12 lbs, been diving with it for the last 50 or so dives. I don't sink at the surface with the belt on until I exhale. If anything, I may be 2 lb's over. The air in my buddies BC was compressing faster than his inflator could pump it in there.
Dumping all your air? Do you normally begin an ascent from 120 feet without first dumping all the air in your BC, and continuing to dump on the way up?
At depth, I had some air in my bc to maintian neutral bouyancy. I was completely unaware of the ascent until the last 15 or so seconds of it, where I did not have time to react. The air in the BC exapanded and made it shoot up faster and faster, all the while I didn't know I was even ascending. When I arrived at the surface, I dummped what little air had in expanded in the BC. It wasn't much. 500 lb's is plenty of bail-out-air. Even at depth - but you don't get two chances.

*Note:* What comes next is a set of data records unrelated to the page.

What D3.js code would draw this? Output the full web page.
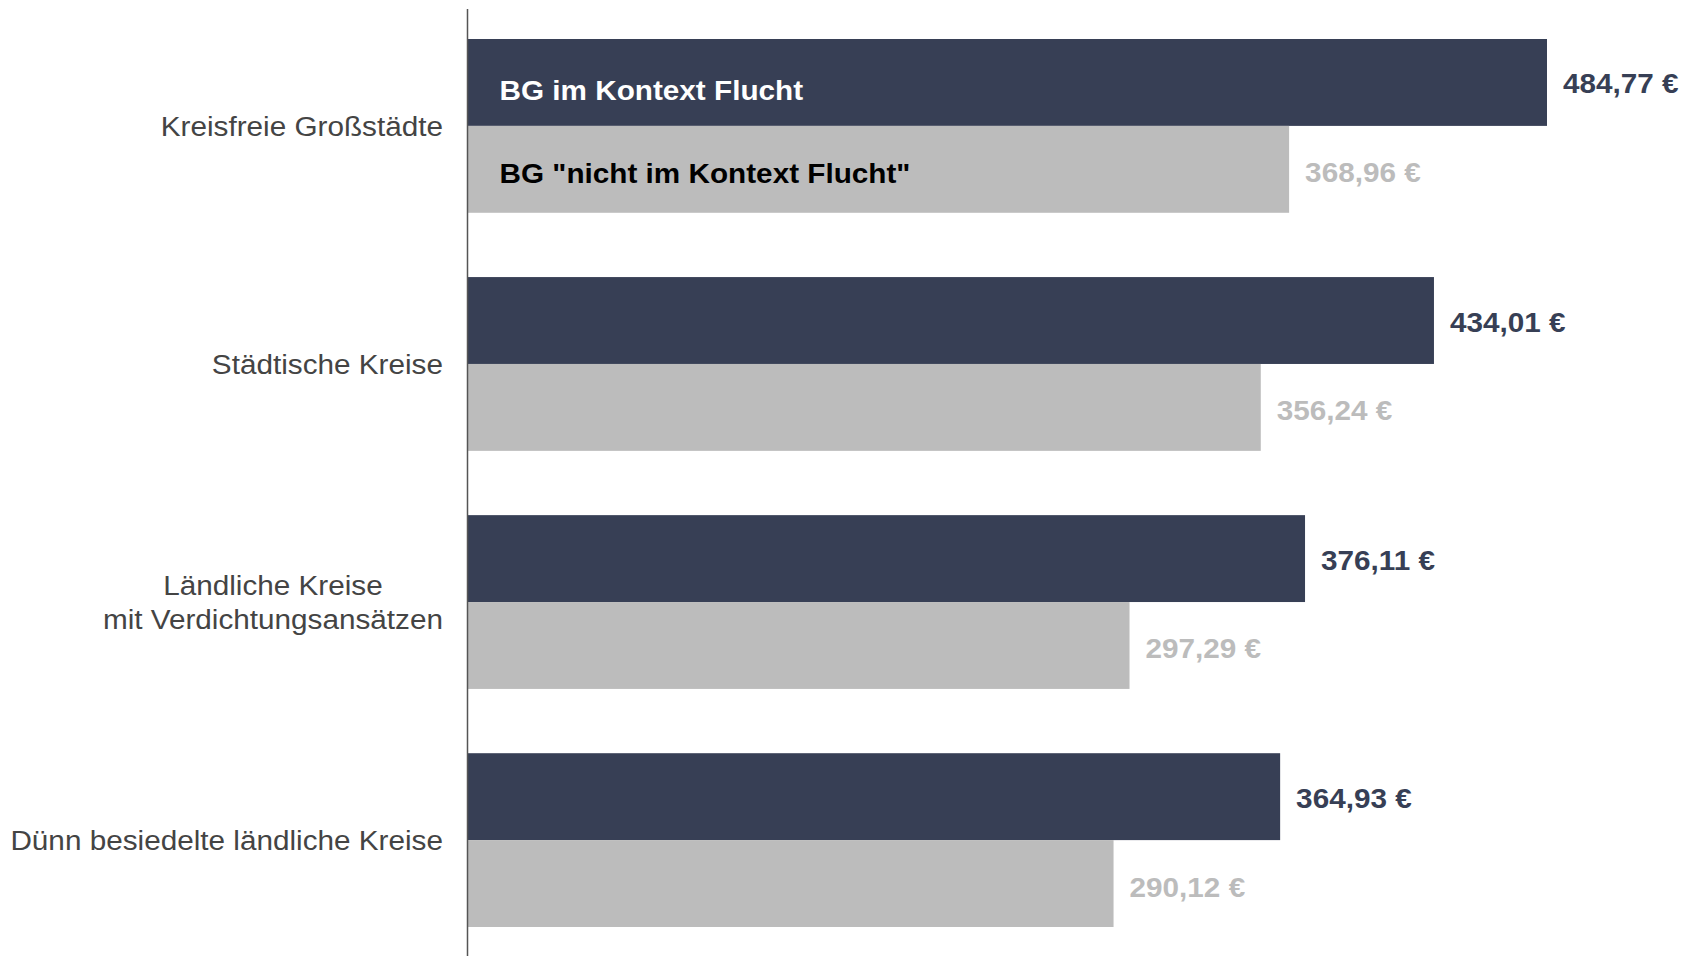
<!DOCTYPE html>
<html>
<head>
<meta charset="utf-8">
<script src="https://cdn.jsdelivr.net/npm/d3@7"></script>
<style>
  body { margin: 0; background: #fff; }
  text { font-family: "Liberation Sans", Arial, sans-serif; }
</style>
</head>
<body>
<div id="chart"></div>
<script>
// data
let categories = [
    ["Kreisfreie Großstädte"],
    ["Städtische Kreise"],
    ["Ländliche Kreise", "mit Verdichtungsansätzen"],
    ["Dünn besiedelte ländliche Kreise"]
]
let seriesNames = ["BG im Kontext Flucht", "BG \"nicht im Kontext Flucht\""]
let fluchtValues = [484.77, 434.01, 376.11, 364.93]
let nichtFluchtValues = [368.96, 356.24, 297.29, 290.12]

let width = 1697, height = 956
let axisX = 467.5
let stretch = 1.1   // the original text is a bit wider than plain Arial

let svg = d3.select("#chart")
    .append("svg")
    .attr("width", width)
    .attr("height", height)

let x = d3.scaleLinear()
    .domain([0, 484.77])
    .range([axisX, 1547])

let y = d3.scaleBand()
    .domain(d3.range(categories.length))
    .range([39, 927])
    .paddingInner(0.27)
    .paddingOuter(0)

let sub = d3.scaleBand()
    .domain([0, 1])
    .range([0, y.bandwidth()])

let colors = ["#373f55", "#bcbcbc"]
let fmt = v => d3.format(".2f")(v).replace(".", ",") + " €"

function widen(sel) {
    sel.each(function() {
        let w = this.getComputedTextLength()
        d3.select(this)
            .attr("textLength", w * stretch)
            .attr("lengthAdjust", "spacingAndGlyphs")
    })
}

let rows = []
categories.forEach((c, i) => {
    rows.push({ cat: i, s: 0, v: fluchtValues[i] })
    rows.push({ cat: i, s: 1, v: nichtFluchtValues[i] })
})

svg.append("g")
    .selectAll("rect")
    .data(rows)
    .enter()
    .append("rect")
    .attr("x", x(0))
    .attr("y", d => y(d.cat) + sub(d.s))
    .attr("width", d => x(d.v) - x(0))
    .attr("height", sub.bandwidth())
    .style("fill", d => colors[d.s])

svg.append("g")
    .selectAll("text")
    .data(rows)
    .enter()
    .append("text")
    .attr("x", d => x(d.v) + 16)
    .attr("y", d => y(d.cat) + sub(d.s) + sub.bandwidth() / 2 + (d.s == 0 ? 11 : 13))
    .style("font-size", "27px")
    .style("font-weight", "bold")
    .style("fill", d => d.s == 0 ? "#373f55" : "#bcbcbc")
    .text(d => fmt(d.v))
    .call(widen)

// legend sits inside the first pair of bars
svg.append("g")
    .selectAll("text")
    .data(seriesNames)
    .enter()
    .append("text")
    .attr("x", axisX + 32)
    .attr("y", (d, i) => y(0) + sub(i) + sub.bandwidth() / 2 + (i == 0 ? 18 : 14))
    .style("font-size", "27px")
    .style("font-weight", "bold")
    .style("fill", (d, i) => i == 0 ? "#ffffff" : "#000000")
    .text(d => d)
    .call(widen)

// category labels, lines centred on each other, block right-aligned
let labels = svg.append("g")
    .selectAll("g")
    .data(categories)
    .enter()
    .append("g")

labels.each(function(lines, i) {
    let g = d3.select(this)
    let mid = y(i) + y.bandwidth() / 2
    let lh = 34
    let t = g.selectAll("text")
        .data(lines)
        .enter()
        .append("text")
        .attr("text-anchor", "middle")
        .attr("y", (d, j) => mid + (j - (lines.length - 1) / 2) * lh + 10)
        .style("font-size", "27px")
        .style("fill", "#444444")
        .text(d => d)
    let maxW = d3.max(t.nodes(), n => n.getComputedTextLength()) * stretch
    t.call(widen)
    t.attr("x", 443 - maxW / 2)
})

svg.append("line")
    .attr("x1", axisX)
    .attr("x2", axisX)
    .attr("y1", 9)
    .attr("y2", height)
    .style("stroke", "#555555")
    .style("stroke-width", 1.5)
</script>
</body>
</html>
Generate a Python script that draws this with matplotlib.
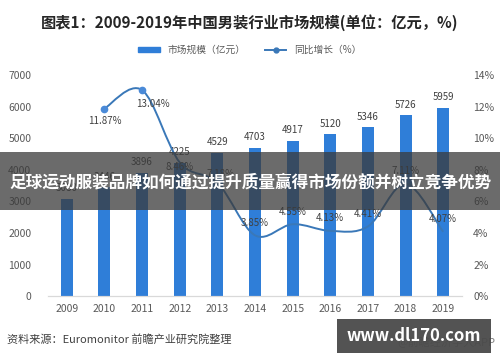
import matplotlib.pyplot as plt
import numpy as np
from matplotlib.path import Path
from matplotlib.patches import PathPatch, Rectangle
from matplotlib.lines import Line2D

plt.rcParams["font.family"] = ["Noto Sans CJK SC", "DejaVu Sans"]

# Podaci sa grafikona
YEARS = ["2009", "2010", "2011", "2012", "2013", "2014", "2015", "2016", "2017", "2018", "2019"]
MARKET_SIZE = [3080, 3446, 3896, 4225, 4529, 4703, 4917, 5120, 5346, 5726, 5959]
GROWTH_YEARS = YEARS[1:]
GROWTH = [11.87, 13.04, 8.46, 7.18, 3.85, 4.55, 4.13, 4.41, 7.11, 4.07]

BAR_COLOR = "#2f7ed8"
LINE_COLOR = "#3a78b8"
TEXT_COLOR = "#595959"


def smooth_path(xs, ys, tension=1 / 6):
    """Catmull-Rom kriva kao niz Bezier segmenata."""
    pts = np.column_stack([xs, ys]).astype(float)
    verts = [pts[0]]
    codes = [Path.MOVETO]
    n = len(pts)
    for i in range(n - 1):
        p0 = pts[max(i - 1, 0)]
        p1 = pts[i]
        p2 = pts[i + 1]
        p3 = pts[min(i + 2, n - 1)]
        c1 = p1 + (p2 - p0) * tension
        c2 = p2 - (p3 - p1) * tension
        verts += [c1, c2, p2]
        codes += [Path.CURVE4] * 3
    return Path(verts, codes)


def main():
    fig = plt.figure(figsize=(5.0, 3.62), dpi=100)
    ax = fig.add_axes([0.096, 0.182, 0.828, 0.611])
    ax2 = ax.twinx()

    x = np.arange(len(YEARS))
    bars = ax.bar(x, MARKET_SIZE, width=0.32, color=BAR_COLOR, zorder=2)
    for bar, value in zip(bars, MARKET_SIZE):
        ax.annotate(
            str(value),
            (bar.get_x() + bar.get_width() / 2, value),
            xytext=(0, 4),
            textcoords="offset points",
            ha="center",
            va="bottom",
            fontsize=7,
            color="#404040",
        )

    ax.set_xlim(-0.5, len(YEARS) - 0.5)
    ax.set_ylim(0, 7000)
    ax.set_yticks(range(0, 7001, 1000))
    ax.set_xticks(x)
    ax.set_xticklabels(YEARS)
    ax2.set_ylim(0, 14)
    ax2.set_yticks(range(0, 15, 2))
    ax2.set_yticklabels([f"{v}%" for v in range(0, 15, 2)])

    for axis in (ax, ax2):
        for side in ("top", "left", "right"):
            axis.spines[side].set_visible(False)
        axis.spines["bottom"].set_color("#d9d9d9")
        axis.tick_params(length=0, labelsize=7.5, colors=TEXT_COLOR)
    ax.tick_params(axis="x", pad=6)
    ax.tick_params(axis="y", pad=12)
    ax2.tick_params(axis="y", pad=8)

    gx = x[1:]
    patch = PathPatch(
        smooth_path(gx, GROWTH),
        facecolor="none",
        edgecolor=LINE_COLOR,
        linewidth=1.4,
        transform=ax2.transData,
        zorder=3,
    )
    ax2.add_patch(patch)
    ax2.plot(gx[:2], GROWTH[:2], "o", color="#4a8ad8", markersize=4.5, zorder=4)

    offsets = [(0, -9), (8, -10), (0, -3), (2, 6), (0, 9), (0, 9), (0, 9), (0, 9), (0, 9), (0, 9)]
    for xi, value, (dx, dy) in zip(gx, GROWTH, offsets):
        ax2.annotate(
            f"{value:.2f}%",
            (xi, value),
            xytext=(dx, dy),
            textcoords="offset points",
            ha="center",
            va="center",
            fontsize=7,
            color="#404040",
            zorder=5,
        )

    fig.text(0.5, 0.938, "图表1：2009-2019年中国男装行业市场规模(单位：亿元，%)",
             ha="center", va="center", fontsize=11, fontweight="bold", color="#262626")

    handles = [
        Rectangle((0, 0), 1, 1, color=BAR_COLOR),
        Line2D([0], [0], color=LINE_COLOR, marker="o", markersize=3.5, linewidth=1.4),
    ]
    fig.legend(handles, ["市场规模（亿元）", "同比增长（%）"], loc="center",
               bbox_to_anchor=(0.5, 0.862), ncol=2, frameon=False, fontsize=7,
               handlelength=2.2, handleheight=0.5, columnspacing=2.0,
               labelcolor=TEXT_COLOR)

    fig.text(0.014, 0.062, "资料来源：Euromonitor 前瞻产业研究院整理",
             ha="left", va="center", fontsize=8, color="#404040")

    # Banner preko grafikona
    fig.patches.append(Rectangle((0, 1 - 210 / 362), 1, 58 / 362, transform=fig.transFigure,
                                 facecolor="#3a3a3a", alpha=0.75, zorder=10))
    fig.text(0.5, 1 - 182 / 362, "足球运动服装品牌如何通过提升质量赢得市场份额并树立竞争优势",
             ha="center", va="center", fontsize=12, fontweight="bold", color="white", zorder=11)

    fig.text(0.99, 1 - 342 / 362, "@前瞻经济学人APP", ha="right", va="center",
             fontsize=8, color="#808080")
    fig.patches.append(Rectangle((337 / 500, 1 - 353 / 362), 154 / 500, 34 / 362,
                                 transform=fig.transFigure, facecolor="#4a4a4a",
                                 alpha=0.95, zorder=10))
    fig.text(414 / 500, 1 - 336 / 362, "www.dl170.com", ha="center", va="center",
             fontsize=12, fontweight="bold", color="white", zorder=11)

    fig.savefig("out.png", dpi=100)
    plt.close(fig)


if __name__ == "__main__":
    main()
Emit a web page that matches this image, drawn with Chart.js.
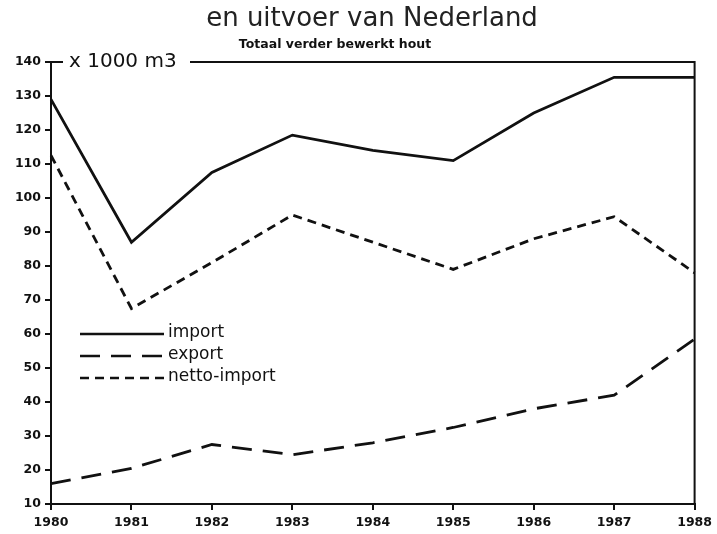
<!DOCTYPE html>
<html lang="nl">
  <head>
    <meta charset="UTF-8" />
    <title>Uitvoer van Nederland</title>
    <script src="https://cdn.jsdelivr.net/npm/chart.js"></script>
    <style>
      html, body { margin: 0; padding: 0; background: #fff; }
      .chart-container { position: relative; width: 717px; height: 534px; }
    </style>
  </head>
  <body>
    <div class="chart-container">
      <canvas id="houtChart"></canvas>
    </div>
    <script>
      // data (x 1000 m3)
      const years = ["1980", "1981", "1982", "1983", "1984", "1985", "1986", "1987", "1988"];
      const importValues = [129, 87, 107.5, 118.5, 114, 111, 125, 135.5, 135.5];
      const exportValues = [16, 20.5, 27.5, 24.5, 28, 32.5, 38, 42, 58.5];
      const nettoValues = [112.5, 67.5, 81, 95, 87, 79, 88, 94.5, 78];
      const seriesNames = ["import", "export", "netto-import"];

      const ink = "#111";
      const dashes = [[], [20, 11], [9, 6]];

      // title, subtitle, frame, unit label and legend
      const decorations = {
        id: "decorations",
        afterDraw(chart) {
          const { ctx, chartArea } = chart;
          const { left, right, top, bottom } = chartArea;
          ctx.save();
          ctx.fillStyle = ink;
          ctx.strokeStyle = ink;
          ctx.textBaseline = "middle";

          ctx.textAlign = "center";
          ctx.font = "26px 'DejaVu Sans', sans-serif";
          ctx.fillStyle = "#222";
          ctx.fillText("en uitvoer van Nederland", 372, 19);
          ctx.fillStyle = ink;
          ctx.font = "bold 12.5px 'DejaVu Sans', sans-serif";
          ctx.fillText("Totaal verder bewerkt hout", 335, 45);

          // top and right frame, broken for the unit label
          ctx.lineWidth = 2;
          ctx.beginPath();
          ctx.moveTo(left, top);
          ctx.lineTo(left + 12, top);
          ctx.moveTo(190, top);
          ctx.lineTo(right, top);
          ctx.lineTo(right, bottom);
          ctx.stroke();

          ctx.textAlign = "left";
          ctx.font = "20px 'DejaVu Sans', sans-serif";
          ctx.fillText("x 1000 m3", 69, top);

          // legend inside the plot
          const rows = [334, 356, 378];
          ctx.font = "17px 'DejaVu Sans', sans-serif";
          rows.forEach((y, i) => {
            ctx.lineWidth = 2.5;
            ctx.setLineDash(dashes[i]);
            ctx.beginPath();
            ctx.moveTo(80, y);
            ctx.lineTo(164, y);
            ctx.stroke();
            ctx.setLineDash([]);
            ctx.fillText(seriesNames[i], 168, y - 1);
          });
          ctx.restore();
        },
      };

      const tickFont = { family: "'DejaVu Sans', sans-serif", size: 12.5, weight: "bold" };

      new Chart(document.getElementById("houtChart"), {
        type: "line",
        data: {
          labels: years,
          datasets: [
            { label: seriesNames[0], data: importValues, borderDash: dashes[0] },
            { label: seriesNames[1], data: exportValues, borderDash: dashes[1] },
            { label: seriesNames[2], data: nettoValues, borderDash: dashes[2] },
          ].map((d) => ({
            ...d,
            borderColor: ink,
            borderWidth: 2.8,
            pointRadius: 0,
            tension: 0,
            fill: false,
          })),
        },
        options: {
          responsive: true,
          maintainAspectRatio: false,
          animation: false,
          layout: { padding: { top: 62, right: 17, left: 0, bottom: 0 } },
          plugins: { legend: { display: false }, tooltip: { enabled: false } },
          scales: {
            x: {
              offset: false,
              grid: { drawOnChartArea: false, drawTicks: true, tickLength: 6, color: ink, lineWidth: 2 },
              border: { display: true, color: ink, width: 2 },
              ticks: { color: ink, font: tickFont, maxRotation: 0, autoSkip: false, padding: 5 },
              afterFit(scale) { scale.height = 30; },
            },
            y: {
              min: 10,
              max: 140,
              grid: { drawOnChartArea: false, drawTicks: true, tickLength: 6, color: ink, lineWidth: 2 },
              border: { display: true, color: ink, width: 2 },
              ticks: { stepSize: 10, color: ink, font: tickFont, padding: 4 },
              afterFit(scale) { scale.width = 51; },
            },
          },
        },
        plugins: [decorations],
      });
    </script>
  </body>
</html>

Don't mean to hurt your feelings, but you should get more training before someone gets hurt.
We can all use more training. I won't defend the fact that we where not prepared for this situation. This was an undesired learning experience. We already decided that we are all buying reels and extra lift bags this week to be able to build a temp ascent line with.
Wrist mounted analog depth gauge for $60
I have to have one!
If I had to guess I'd say your air got used up because you thought you were ascending when you were really hanging down there at 100 ft without moving
Correct, we spent an extra minute or two down there after we decided to surface. Those two minutes where a mistake, but at the time didn't seem all that critical.
should have to not only dump the bc but exhale completely and still just barely start down
When I began down after surfacing, the initial descent was very slow. I don't remember much of anything else about it other than my buddies told me we all dropped like rocks. Why I don't know.